Distinguished bases of exceptional modules

TL;DR

This paper introduces radiation modules, a special class of exceptional modules with distinguished bases, enabling a unified and explicit description of all exceptional modules for various quivers.

Contribution

It defines radiation modules with distinguished bases, generalizing previous constructions, and shows nearly all indecomposables in Dynkin quivers are radiation modules.

Findings

Nearly all indecomposable representations in Dynkin quivers are radiation modules.

Radiation modules include exceptional representations of generalized Kronecker quivers.

Schofield induction can be used to explicitly display all exceptional modules.

Abstract

Exceptional modules are tree modules.
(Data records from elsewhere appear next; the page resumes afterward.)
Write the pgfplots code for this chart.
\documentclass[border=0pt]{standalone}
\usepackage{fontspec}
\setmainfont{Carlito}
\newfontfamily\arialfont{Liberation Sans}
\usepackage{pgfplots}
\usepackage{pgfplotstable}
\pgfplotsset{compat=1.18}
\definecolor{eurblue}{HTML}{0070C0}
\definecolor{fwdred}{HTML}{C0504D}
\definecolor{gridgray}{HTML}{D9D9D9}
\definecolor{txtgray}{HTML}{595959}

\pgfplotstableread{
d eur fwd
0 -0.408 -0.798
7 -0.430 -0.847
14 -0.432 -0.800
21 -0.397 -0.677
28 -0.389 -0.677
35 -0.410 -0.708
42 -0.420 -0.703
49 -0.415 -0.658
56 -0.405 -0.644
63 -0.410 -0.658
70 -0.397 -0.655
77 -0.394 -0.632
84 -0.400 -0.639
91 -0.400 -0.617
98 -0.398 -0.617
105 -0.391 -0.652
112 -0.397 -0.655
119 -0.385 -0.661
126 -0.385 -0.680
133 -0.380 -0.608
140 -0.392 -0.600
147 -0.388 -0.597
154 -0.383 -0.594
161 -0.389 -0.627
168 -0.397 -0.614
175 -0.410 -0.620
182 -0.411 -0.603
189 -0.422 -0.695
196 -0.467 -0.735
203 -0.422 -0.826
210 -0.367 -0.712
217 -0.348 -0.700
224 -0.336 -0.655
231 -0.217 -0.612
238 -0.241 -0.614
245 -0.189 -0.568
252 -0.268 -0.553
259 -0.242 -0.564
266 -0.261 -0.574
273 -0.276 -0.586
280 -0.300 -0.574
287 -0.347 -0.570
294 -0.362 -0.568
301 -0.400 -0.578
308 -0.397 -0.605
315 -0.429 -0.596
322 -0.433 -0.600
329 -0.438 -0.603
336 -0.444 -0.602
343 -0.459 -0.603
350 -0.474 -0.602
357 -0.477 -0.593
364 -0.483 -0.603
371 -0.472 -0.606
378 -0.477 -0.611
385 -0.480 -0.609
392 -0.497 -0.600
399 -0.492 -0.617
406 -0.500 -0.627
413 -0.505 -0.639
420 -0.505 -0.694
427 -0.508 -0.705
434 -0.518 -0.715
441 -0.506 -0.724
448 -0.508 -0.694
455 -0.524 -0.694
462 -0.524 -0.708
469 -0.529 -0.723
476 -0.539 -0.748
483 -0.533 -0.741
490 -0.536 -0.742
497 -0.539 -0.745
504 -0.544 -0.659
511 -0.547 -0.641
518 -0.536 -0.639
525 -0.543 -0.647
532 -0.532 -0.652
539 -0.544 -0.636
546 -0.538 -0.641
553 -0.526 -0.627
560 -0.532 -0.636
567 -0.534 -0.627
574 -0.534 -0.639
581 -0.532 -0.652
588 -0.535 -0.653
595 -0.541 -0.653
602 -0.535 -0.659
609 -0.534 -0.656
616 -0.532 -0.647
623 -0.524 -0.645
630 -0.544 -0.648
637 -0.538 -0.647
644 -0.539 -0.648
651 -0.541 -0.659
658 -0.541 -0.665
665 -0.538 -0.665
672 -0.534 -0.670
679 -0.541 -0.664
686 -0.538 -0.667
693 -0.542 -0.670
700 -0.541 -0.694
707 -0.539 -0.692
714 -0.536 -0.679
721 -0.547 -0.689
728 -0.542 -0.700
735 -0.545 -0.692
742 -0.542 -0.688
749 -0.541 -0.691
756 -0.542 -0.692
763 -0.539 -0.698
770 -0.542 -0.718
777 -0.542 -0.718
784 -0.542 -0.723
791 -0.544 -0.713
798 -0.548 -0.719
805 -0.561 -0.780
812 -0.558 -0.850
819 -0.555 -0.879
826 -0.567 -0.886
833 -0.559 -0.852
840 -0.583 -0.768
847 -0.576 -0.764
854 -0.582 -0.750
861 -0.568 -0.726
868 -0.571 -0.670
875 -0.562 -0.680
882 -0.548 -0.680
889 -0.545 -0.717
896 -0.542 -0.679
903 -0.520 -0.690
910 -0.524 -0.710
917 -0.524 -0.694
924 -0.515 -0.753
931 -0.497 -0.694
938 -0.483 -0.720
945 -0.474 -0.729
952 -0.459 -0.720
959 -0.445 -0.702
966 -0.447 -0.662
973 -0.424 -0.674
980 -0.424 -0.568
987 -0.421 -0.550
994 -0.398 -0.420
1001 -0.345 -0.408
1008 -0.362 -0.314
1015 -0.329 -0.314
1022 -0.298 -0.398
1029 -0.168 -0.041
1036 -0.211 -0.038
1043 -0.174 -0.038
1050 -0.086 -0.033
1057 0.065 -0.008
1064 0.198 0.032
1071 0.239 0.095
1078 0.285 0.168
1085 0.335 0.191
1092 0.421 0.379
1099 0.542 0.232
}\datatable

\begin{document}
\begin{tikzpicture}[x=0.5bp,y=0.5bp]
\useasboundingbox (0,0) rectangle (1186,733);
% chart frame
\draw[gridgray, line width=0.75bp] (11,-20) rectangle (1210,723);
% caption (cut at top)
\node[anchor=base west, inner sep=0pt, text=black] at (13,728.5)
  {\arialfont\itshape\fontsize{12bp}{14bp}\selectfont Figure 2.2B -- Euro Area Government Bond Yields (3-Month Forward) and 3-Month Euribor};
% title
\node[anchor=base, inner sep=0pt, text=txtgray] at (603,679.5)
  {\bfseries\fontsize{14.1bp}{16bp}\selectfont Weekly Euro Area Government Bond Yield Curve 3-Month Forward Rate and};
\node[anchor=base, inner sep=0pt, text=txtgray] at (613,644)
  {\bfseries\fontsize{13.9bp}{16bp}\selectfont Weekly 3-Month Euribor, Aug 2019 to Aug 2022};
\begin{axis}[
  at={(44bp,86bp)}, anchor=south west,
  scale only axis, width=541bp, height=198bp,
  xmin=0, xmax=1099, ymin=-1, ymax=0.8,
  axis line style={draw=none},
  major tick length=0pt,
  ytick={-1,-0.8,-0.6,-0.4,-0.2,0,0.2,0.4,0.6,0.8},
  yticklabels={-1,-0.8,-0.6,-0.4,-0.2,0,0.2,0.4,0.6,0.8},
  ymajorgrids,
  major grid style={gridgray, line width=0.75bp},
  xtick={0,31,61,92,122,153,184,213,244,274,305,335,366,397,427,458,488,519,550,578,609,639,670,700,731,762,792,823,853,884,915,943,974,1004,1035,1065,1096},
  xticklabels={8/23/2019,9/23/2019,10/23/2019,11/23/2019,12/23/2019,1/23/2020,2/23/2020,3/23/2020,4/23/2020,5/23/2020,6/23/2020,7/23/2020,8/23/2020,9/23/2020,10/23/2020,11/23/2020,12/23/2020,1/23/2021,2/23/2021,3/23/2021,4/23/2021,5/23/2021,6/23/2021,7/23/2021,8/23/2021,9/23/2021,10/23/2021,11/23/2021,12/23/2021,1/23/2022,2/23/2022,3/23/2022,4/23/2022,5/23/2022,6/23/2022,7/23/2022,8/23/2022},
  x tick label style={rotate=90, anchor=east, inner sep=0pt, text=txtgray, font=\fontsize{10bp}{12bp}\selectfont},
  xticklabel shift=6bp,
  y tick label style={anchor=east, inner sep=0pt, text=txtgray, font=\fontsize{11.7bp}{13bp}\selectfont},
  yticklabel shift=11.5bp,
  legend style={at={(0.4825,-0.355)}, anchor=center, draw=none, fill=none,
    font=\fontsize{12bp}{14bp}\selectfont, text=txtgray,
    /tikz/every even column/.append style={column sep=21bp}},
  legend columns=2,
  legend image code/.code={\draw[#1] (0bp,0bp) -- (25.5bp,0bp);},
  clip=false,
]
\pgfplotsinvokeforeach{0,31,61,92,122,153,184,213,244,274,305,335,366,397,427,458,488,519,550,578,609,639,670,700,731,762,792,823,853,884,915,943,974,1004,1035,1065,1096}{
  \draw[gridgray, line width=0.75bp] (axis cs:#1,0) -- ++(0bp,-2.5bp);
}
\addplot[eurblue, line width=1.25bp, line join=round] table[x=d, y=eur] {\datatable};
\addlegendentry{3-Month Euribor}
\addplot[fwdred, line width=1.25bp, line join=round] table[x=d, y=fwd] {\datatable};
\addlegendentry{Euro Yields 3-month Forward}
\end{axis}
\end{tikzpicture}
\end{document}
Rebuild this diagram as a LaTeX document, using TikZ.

A tree module usually has many tree bases and the corresponding coefficient quivers may look quite differently. The aim of this note is to introduce a class of exceptional modules which have a distinguished tree basis, we call them radiation modules (generalizing an inductive construction considered already by Kinser). For a Dynkin quiver, nearly all indecomposable representations turn out to be radiation modules, the only exception is the maximal indecomposable module in case E_8. Also, the exceptional representation of the generalized Kronecker quivers are given by radiation modules. Consequently, with the help of Schofield induction one can display all the exceptional modules of an arbitrary quiver in a nice way.